The Sahara can be a lonely and disheartening place. I’ve been to this seemingly endless North African sandbox several times. Its beauty, overshadowed by the harshness and potential for disaster, was often not seen till after I returned home and reviewed my photos. On one trip, I hunkered down in a house with my team, riding out a sandstorm in which the air remained a hazy dark brown with little visibility for almost three weeks. During another, I nearly froze under the stars in my sleeping bag in the sand, anxiously wondering if I would be trampled by a group of nearby camels.

But the most disheartening experience was running out of gas along a barren stretch of road, miles from any village. We never saw another car. Our vehicle had a second fuel reservoir, but the mechanism used to switch the intake between the two tanks wasn’t working. In the end, I had to suck on a siphoning tube to manually move gasoline from the full one to the empty one. What a relief when the car finally started again.

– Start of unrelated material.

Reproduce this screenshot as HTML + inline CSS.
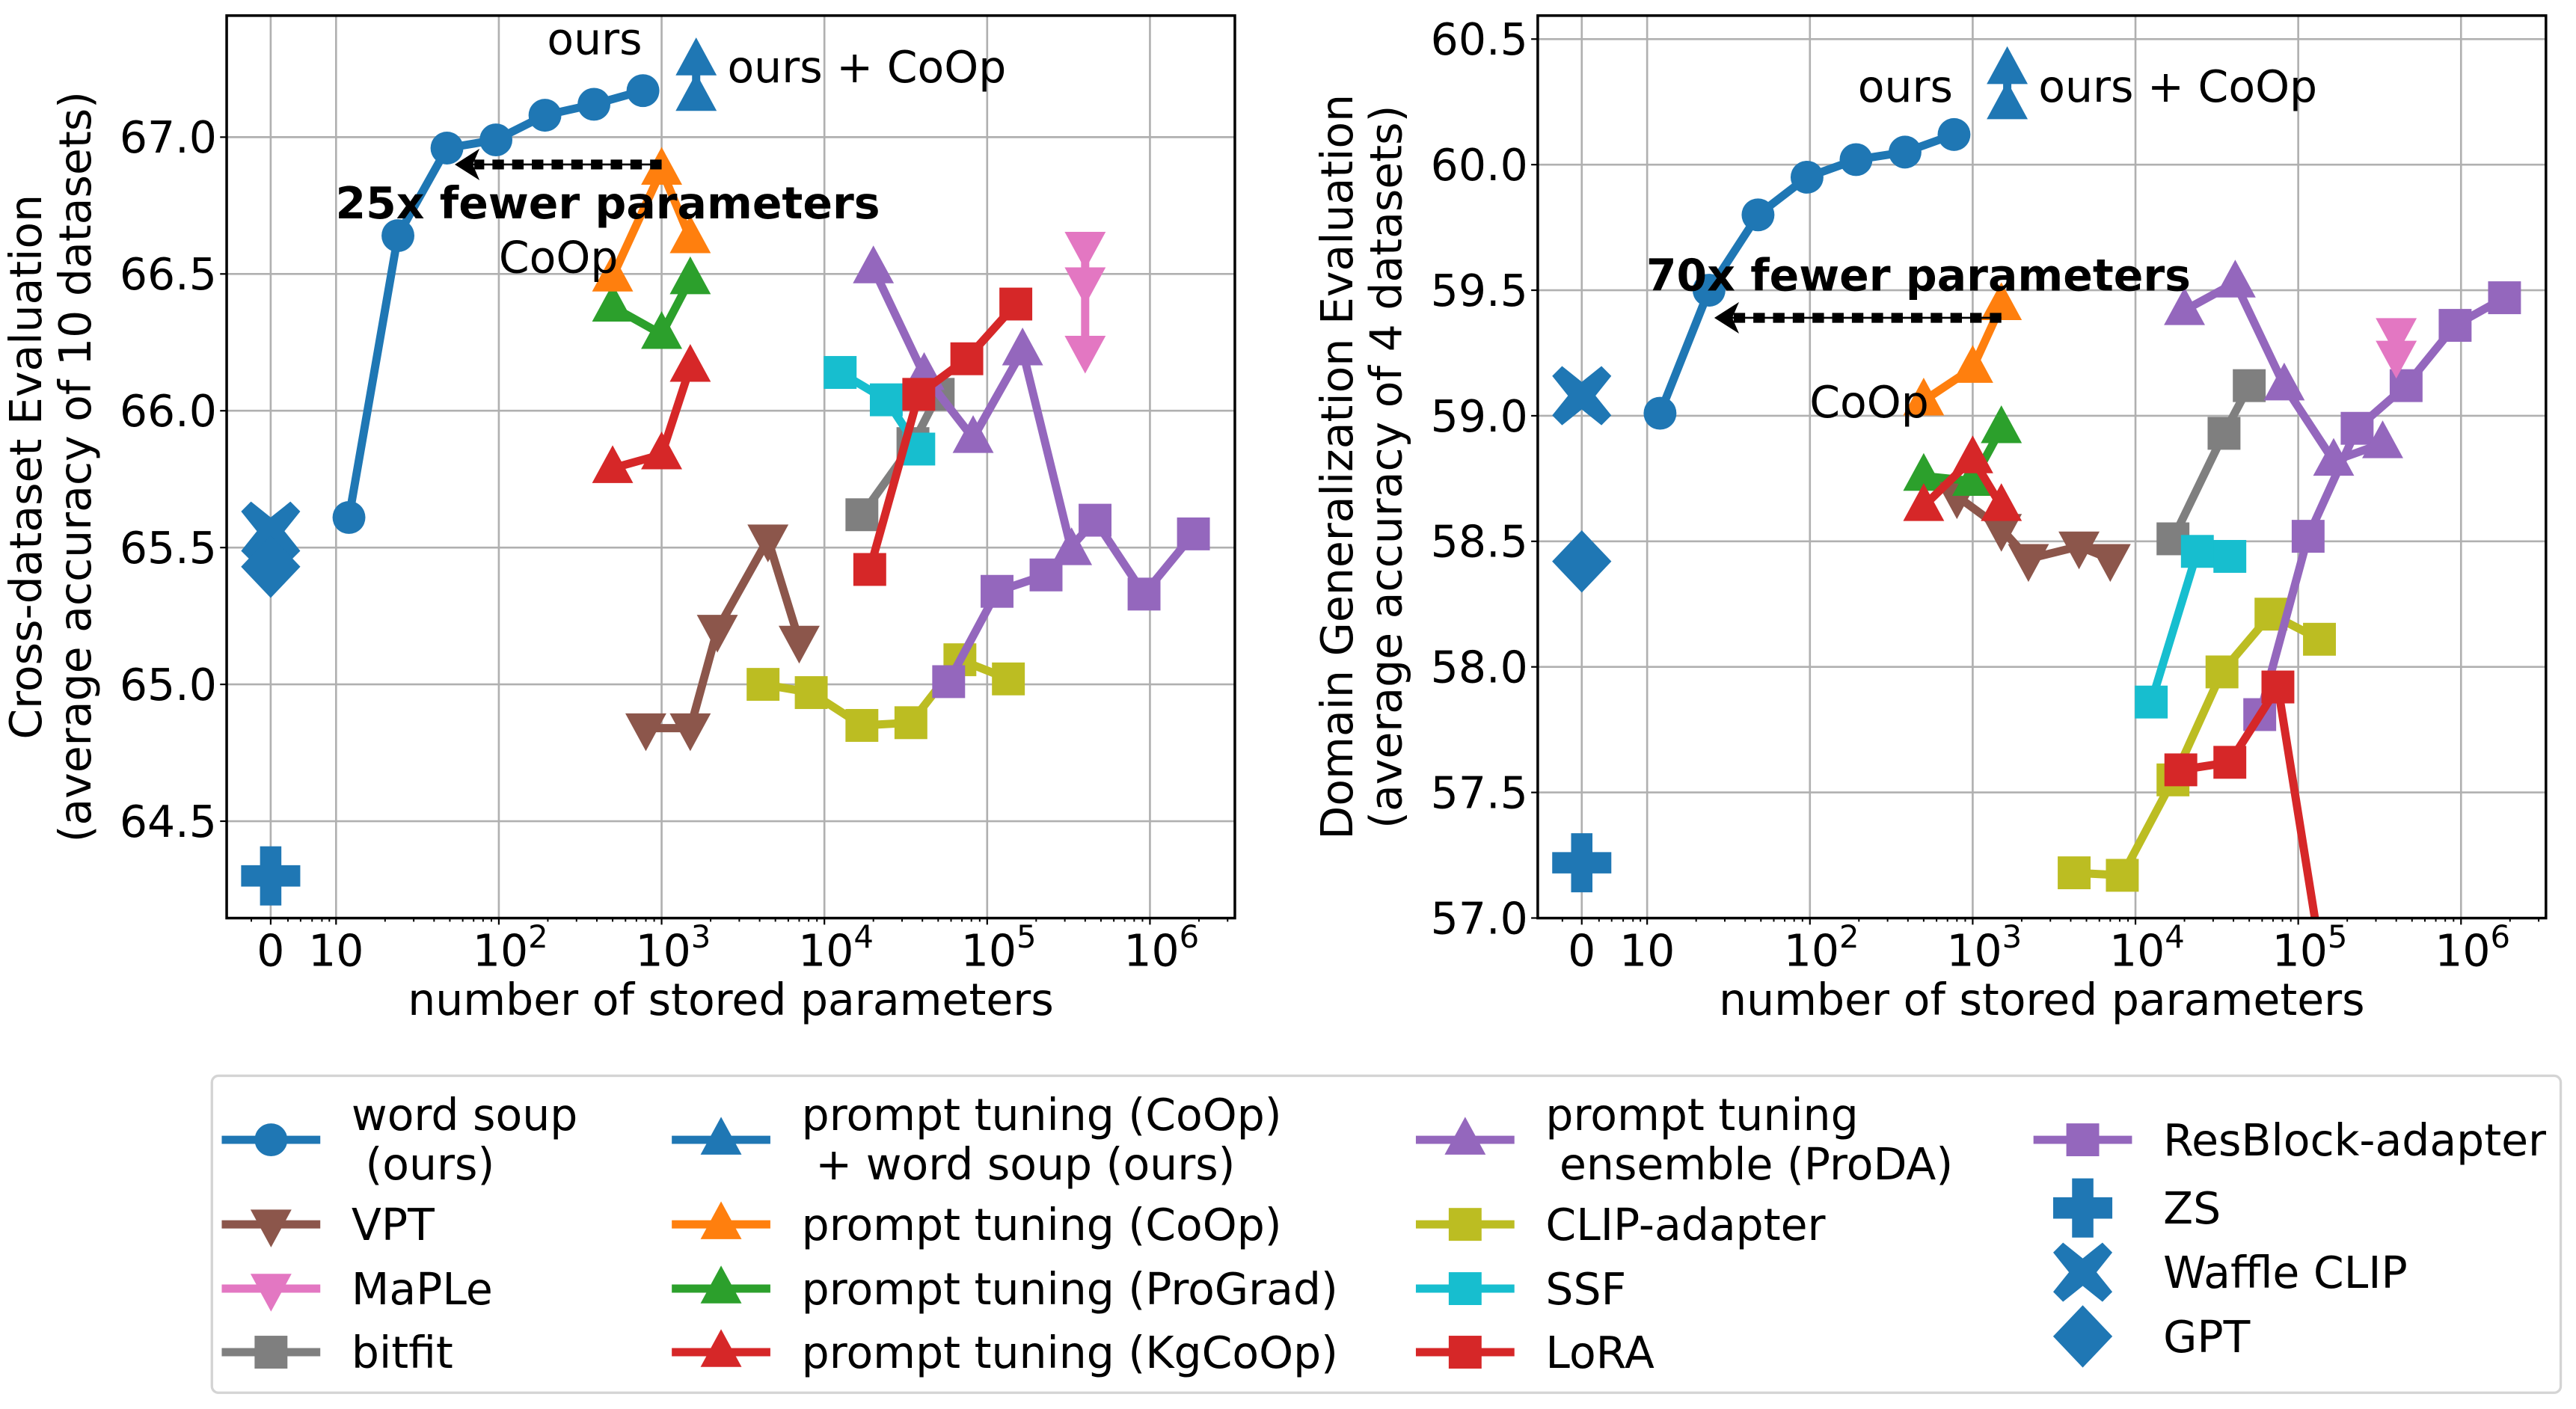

And yet occasionally I have had eyes to see some profoundly beautiful things in this grim and desolate place. Green spots can suddenly appear while driving through the sea of brown rock and sand. An oasis is an exquisite sight in the desert. Jesus followers who somehow persevere in the midst of threats and persecution can unexpectedly show up at your door. What a humbling experience to interact with a believer who truly understands the cost of following our Lord. In my mind, the symbol that best represents hope in this seemingly lifeless and uninhabitable land is the date palm. It thrives in desolately arid regions and produces some of the sweetest fruit I’ve ever tasted. We gorged ourselves on this desert candy while camping beside a cool pool of water in an oasis. It was truly an exotic and refreshing experience.

Life in the Wilderness

Sometimes, followers of Jesus feel as if we have been led into a desert with no oasis in sight. It’s difficult to imagine beauty or opportunities for nourishment in harsh, dry and dusty places. The goal is usually just to find a way to get through as quickly and as painlessly as possible. And yet many followers of Jesus talk of the “dry seasons” of their faith. They wonder where God has gone, what’s up with not being able to hear His voice like they could in the past, and why serving Him feels so much harder than it used to. Desert experiences are not fun. What kind of good can they possibly provide?